Sommaire
Les gens pestent, protestent, polémiquent.
Pour tout et contre tout.
Puis pour et contre les masques.
Pour et contre le confinement.
Puis pour et contre les vaccins.
Pour et contre trop, ou trop peu de précautions.
Qu’il s’agisse de la pandémie ou de toute autre actualité, les gens sont formidables. Soixante-sept millions d’experts, qui ne peuvent qu’élire des dirigeants… formidables !
« L’ignorance« , expliquait récemment le neuropsychiatre Boris Cyrulnik, « provoque un tel état de confusion qu’on s’accroche à n’importe quelle explication afin de se sentir un peu moins embarrassé. C’est pourquoi, moins on a de connaissances, plus on a de certitudes ». Cette vérité universelle se combine aujourd’hui avec des circonstances qui décuplent l’agressivité et nourrissent un ressentiment qui peut vite devenir un très mauvais conseilleur.
Circonstances qui sont au moins au nombre de trois.
Le politique.
Face à des questions anxiogènes, mondiales et complexes – la pandémie, le réchauffement, le terrorisme… – qui nécessiteraient que l’on se rassemble plutôt que l’on se divise, l’élu paraît avoir perdu de sa capacité à piloter le monde. L’État, fatigué, n’assure ni ne rassure guère. L’administration reste un instrument lent là où la réactivité s’impose. L’École n’assure pas l’approche pluridisciplinaire qui permet de comprendre les grandes questions. Les girons politiques, familiaux, paroissiaux, syndicaux, creusets du collectif, nous ont abandonné dans l’océan des hostilités, des concurrences et des égoïsmes.
Le numérique.
Le remplacement du guichet par le centre d’appels et le formulaire en ligne rend fous de rage, de désarroi et d’humiliation des millions d’exclus territoriaux ou sociaux de la dématérialisation. Les rapports avec les organismes fiscaux, sociaux, de santé… sont devenus kafkaïens. Là où la promesse politique était de simplifier et d’accorder au citoyen le bénéfice du doute et à l’administration la charge de la preuve.
Le médiatique.
Inutile de s’étendre sur la confusion entre l’information et la rumeur, entre l’argument et l’insulte, entre l’honnêteté professionnelle et l’intention manipulatrice, entre l’ouverture aux autres et l’enfermement algorithmique dans ses certitudes.
«Il faut avoir beaucoup de connaissances« , dit encore Cyrulnik, « et se sentir assez bien dans son âme pour oser envisager plusieurs hypothèses ». Précisément, on ne se sent plus très bien dans notre âme. Trois circonstances qui, additionnées, créent à la fois un sentiment d’abandon, d’isolement social et psychologique, de confusion du monde. Des années d’auto-alimentation des colères par des réseaux sociaux abandonnés à eux-mêmes. Et des mois et distance physique et de distanciation sociale précipitent ce rabougrissement de la société.

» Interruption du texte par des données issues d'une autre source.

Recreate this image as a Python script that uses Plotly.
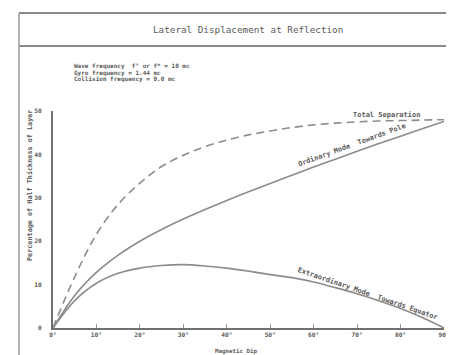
import plotly.graph_objects as go

# ---- data ----
dip = [0, 5, 10, 15, 20, 25, 30, 35, 40, 45, 50, 55, 60, 65, 70, 75, 80, 85, 90]
total_sep = [0, 11.8, 21.6, 28.5, 33.4, 37.2, 39.8, 41.8, 43.3, 44.5, 45.4, 46.2, 46.8, 47.2, 47.5, 47.7, 47.8, 47.9, 48.0]
ordinary = [0, 7.5, 12.8, 16.8, 20.0, 22.7, 25.1, 27.3, 29.4, 31.4, 33.3, 35.2, 37.1, 38.9, 40.7, 42.5, 44.2, 45.9, 47.6]
extraord = [0, 6.3, 10.3, 12.6, 13.8, 14.4, 14.6, 14.3, 13.8, 13.1, 12.3, 11.6, 10.6, 9.3, 7.9, 6.3, 4.5, 2.4, 0]

x_ticks = [0, 10, 20, 30, 40, 50, 60, 70, 80, 90]
x_tick_text = ["0°", "10°", "20°", "30°", "40°", "50°", "60°", "70°", "80°", "90°"]
y_ticks = [0, 10, 20, 30, 40, 50]
y_tick_text = ["0", "10", "20", "30", "40", "50"]

title_text = "Lateral Displacement at Reflection"
info_lines = ["Wave frequency  f° or f* = 10 mc",
              "Gyro frequency = 1.44 mc",
              "Collision frequency = 0.0 mc"]
y_label = "Percentage of Half Thickness of Layer"
x_label = "Magnetic Dip"
label_total = "Total Separation"
label_ord = "Ordinary Mode  Towards Pole"
label_ext = "Extraordinary Mode  Towards Equator"

# ---- layout geometry (pixels) ----
W, H = 454, 355
L, R, T, B = 45, 18, 103, 35
PW, PH = W - L - R, H - T - B

def px(x):
    return (x - L) / PW

def py(y):
    return (H - B - y) / PH

CURVE = "#8c8c8c"
AX = "#707070"
TXT = "#5a5a5a"
FONT = "DejaVu Sans Mono"

def f(size, weight="bold"):
    return dict(family=FONT, size=size, color=TXT, weight=weight)

fig = go.Figure()
fig.add_trace(go.Scatter(x=dip, y=total_sep, mode="lines", line=dict(color=CURVE, width=1.6, dash="8px,5px", shape="spline"), hoverinfo="skip"))
fig.add_trace(go.Scatter(x=dip, y=ordinary, mode="lines", line=dict(color=CURVE, width=1.6, shape="spline"), hoverinfo="skip"))
fig.add_trace(go.Scatter(x=dip, y=extraord, mode="lines", line=dict(color=CURVE, width=1.6, shape="spline"), hoverinfo="skip"))

shapes = [
    dict(type="line", xref="paper", yref="paper", x0=px(11), x1=px(454), y0=py(5), y1=py(5), line=dict(color="#8a8a8a", width=2)),
    dict(type="line", xref="paper", yref="paper", x0=px(11), x1=px(454), y0=py(38), y1=py(38), line=dict(color="#8a8a8a", width=2)),
    dict(type="line", xref="paper", yref="paper", x0=px(11), x1=px(11), y0=py(5), y1=py(355), line=dict(color="#9a9a9a", width=1.5)),
    dict(type="line", xref="paper", yref="paper", x0=px(11), x1=px(135), y0=py(353), y1=py(353), line=dict(color="#9a9a9a", width=1.5)),
]

annotations = [
    dict(text=title_text, xref="paper", yref="paper", x=px(240), y=py(22), showarrow=False,
         font=f(9.3, "normal"), xanchor="center", yanchor="middle"),
    dict(text=y_label, xref="paper", yref="paper", x=px(22), y=py(178), showarrow=False, textangle=-90,
         font=f(6.8), xanchor="center", yanchor="middle"),
    dict(text=x_label, xref="paper", yref="paper", x=px(228), y=py(343), showarrow=False,
         font=f(5.8), xanchor="center", yanchor="middle"),
    dict(text=label_total, x=76.8, y=49.1, showarrow=False,
         font=f(7), xanchor="center", yanchor="middle"),
    dict(text=label_ord, x=68.9, y=42.2, showarrow=False, textangle=-20,
         font=f(7), xanchor="center", yanchor="middle"),
    dict(text=label_ext, x=72.6, y=7.9, showarrow=False, textangle=19,
         font=f(7), xanchor="center", yanchor="middle"),
]
for i, line in enumerate(info_lines):
    annotations.append(dict(text=line, xref="paper", yref="paper", x=px(64), y=py(58 + 6.6 * i), showarrow=False,
                            xanchor="left", yanchor="middle", font=f(6.0)))

fig.update_layout(
    width=W, height=H,
    margin=dict(l=L, r=R, t=T, b=B),
    paper_bgcolor="white", plot_bgcolor="white",
    showlegend=False,
    shapes=shapes, annotations=annotations,
    font=dict(family=FONT, color=TXT),
)
fig.update_xaxes(range=[0, 90], tickvals=x_ticks, ticktext=x_tick_text, showgrid=False, zeroline=False,
                 showline=True, linecolor=AX, linewidth=2, ticks="inside", ticklen=4, tickcolor="#999",
                 tickfont=f(6.2), fixedrange=True)
fig.update_yaxes(range=[0, 50], tickvals=y_ticks, ticktext=y_tick_text, showgrid=False, zeroline=False,
                 showline=True, linecolor=AX, linewidth=2, ticks="", ticklabelstandoff=8,
                 tickfont=f(6.2), fixedrange=True)

fig.write_html("out.html", config=dict(displayModeBar=False))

En proie à des bouffées de ressentiment, le citoyen dresse alors de mauvais diagnostics, accuse à tort, préconise de mauvaises réponses. Cette perte de lucidité pousse à croire les « trumperies » que l’on a envie d’entendre. À voir des complots partout. À rêver de sauveurs providentiels, fussent-ils fous.
Les totalitarismes.
La philosophe et historienne Hannah Arendt, voici soixante-dix ans, avait identifié quatre causes à l’émergence des totalitarismes, qu’ils soient rouges ou bruns. –
- La loyauté à un chef plutôt qu’à l’expertise,
- l’envie de croire la propagande,
- la montée des pulsions transgressives et
- l’atomisation de la société.
N’y serions-nous pas un peu ?
Les démagogues, les populistes ou les dictateurs, même minoritaires à l’instant, sont plus assurés que jamais que la démocratie reste la voie royale pour s’emparer du pouvoir.
Plutôt que de nous amuser ou de nous indigner des monstres politiques qui font l’actualité, nous ferions bien de réfléchir, chacun et collectivement, à ce cancer du ressentiment qui peut mener droit au suicide démocratique.